Without the pictures, print the lines running from the beginning of the material to the line containing "700, interval: 140", both ends included.
★ ★ ★
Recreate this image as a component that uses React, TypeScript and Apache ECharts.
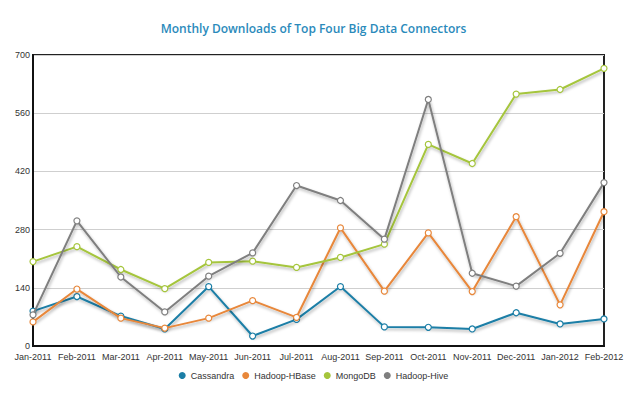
import React, { useEffect, useRef } from "react";
import * as echarts from "echarts";

const categories = [
  "Jan-2011", "Feb-2011", "Mar-2011", "Apr-2011", "May-2011", "Jun-2011", "Jul-2011",
  "Aug-2011", "Sep-2011", "Oct-2011", "Nov-2011", "Dec-2011", "Jan-2012", "Feb-2012",
];
const cassandra = [84, 119, 72, 41, 143, 24, 64, 143, 46, 45, 41, 80, 53, 65];
const hbase = [58, 137, 67, 43, 67, 109, 69, 284, 132, 272, 131, 311, 99, 323];
const mongodb = [203, 239, 184, 138, 201, 204, 189, 213, 245, 485, 439, 606, 617, 668];
const hive = [75, 301, 166, 82, 168, 224, 386, 350, 257, 593, 175, 144, 223, 393];
const seriesNames = ["Cassandra", "Hadoop-HBase", "MongoDB", "Hadoop-Hive"];
const colors = ["#1b7ea6", "#e8873a", "#a5c53c", "#7f7f7f"];
const yTicks = { min: 0, max: 700, interval: 140 };

export default function App() {
  const ref = useRef<HTMLDivElement>(null);
  useEffect(() => {
    const chart = echarts.init(ref.current!, null, { renderer: "svg" });
    const data = [cassandra, hbase, mongodb, hive];
    chart.setOption({
      animation: false,
      backgroundColor: "#ffffff",
      title: {
        text: "Monthly Downloads of Top Four Big Data Connectors",
        left: "center",
        top: 17,
        textStyle: {
          fontFamily: "Open Sans",
          fontSize: 12,
          fontWeight: 600,
          color: "#2a8abb",
        },
      },
      legend: {
        bottom: 11,
        left: "center",
        icon: "circle",
        itemWidth: 7,
        itemHeight: 7,
        itemGap: 8,
        textStyle: { fontFamily: "Liberation Sans", fontSize: 9, color: "#333", padding: [3, 0, 0, 0] },
        data: seriesNames.map((n, i) => ({
          name: n,
          itemStyle: { color: colors[i], borderWidth: 0 },
        })),
      },
      grid: { left: 33, right: 23, top: 55, bottom: 50, show: true, borderColor: "#222", borderWidth: 2 },
      xAxis: {
        type: "category",
        data: categories,
        boundaryGap: false,
        axisLine: { lineStyle: { color: "#111", width: 2 } },
        axisTick: { show: false },
        axisLabel: { fontFamily: "Liberation Sans", fontSize: 9, color: "#333", margin: 6, interval: 0 },
      },
      yAxis: {
        type: "value",
        min: yTicks.min,
        max: yTicks.max,
        interval: yTicks.interval,
        axisLine: { show: true, lineStyle: { color: "#111", width: 2 } },
        axisTick: { show: false },
        axisLabel: { fontFamily: "Liberation Sans", fontSize: 9, color: "#333", margin: 3 },
        splitLine: { lineStyle: { color: "#cfcfcf", width: 1 } },
      },
      series: seriesNames.map((name, i) => ({
        name,
        type: "line",
        data: data[i],
        color: colors[i],
        symbol: "circle",
        symbolSize: 6,
        showSymbol: true,
        lineStyle: {
          width: 2,
          color: colors[i],
          shadowColor: "rgba(0,0,0,0.3)",
          shadowBlur: 3,
          shadowOffsetX: 1,
          shadowOffsetY: 2,
        },
        itemStyle: { color: "#ffffff", borderColor: colors[i], borderWidth: 1.2 },
        z: 2 + i,
      })),
    });
    return () => chart.dispose();
  }, []);
  return (
    <div
      ref={ref}
      style={{ position: "fixed", left: 0, top: 0, width: 627, height: 396 }}
    />
  );
}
★ ★ ★
**Expected output**.
Recreate this image as a component that uses React, TypeScript and Apache ECharts.
import React, { useEffect, useRef } from "react";
import * as echarts from "echarts";

const categories = [
  "Jan-2011", "Feb-2011", "Mar-2011", "Apr-2011", "May-2011", "Jun-2011", "Jul-2011",
  "Aug-2011", "Sep-2011", "Oct-2011", "Nov-2011", "Dec-2011", "Jan-2012", "Feb-2012",
];
const cassandra = [84, 119, 72, 41, 143, 24, 64, 143, 46, 45, 41, 80, 53, 65];
const hbase = [58, 137, 67, 43, 67, 109, 69, 284, 132, 272, 131, 311, 99, 323];
const mongodb = [203, 239, 184, 138, 201, 204, 189, 213, 245, 485, 439, 606, 617, 668];
const hive = [75, 301, 166, 82, 168, 224, 386, 350, 257, 593, 175, 144, 223, 393];
const seriesNames = ["Cassandra", "Hadoop-HBase", "MongoDB", "Hadoop-Hive"];
const colors = ["#1b7ea6", "#e8873a", "#a5c53c", "#7f7f7f"];
const yTicks = { min: 0, max: 700, interval: 140 };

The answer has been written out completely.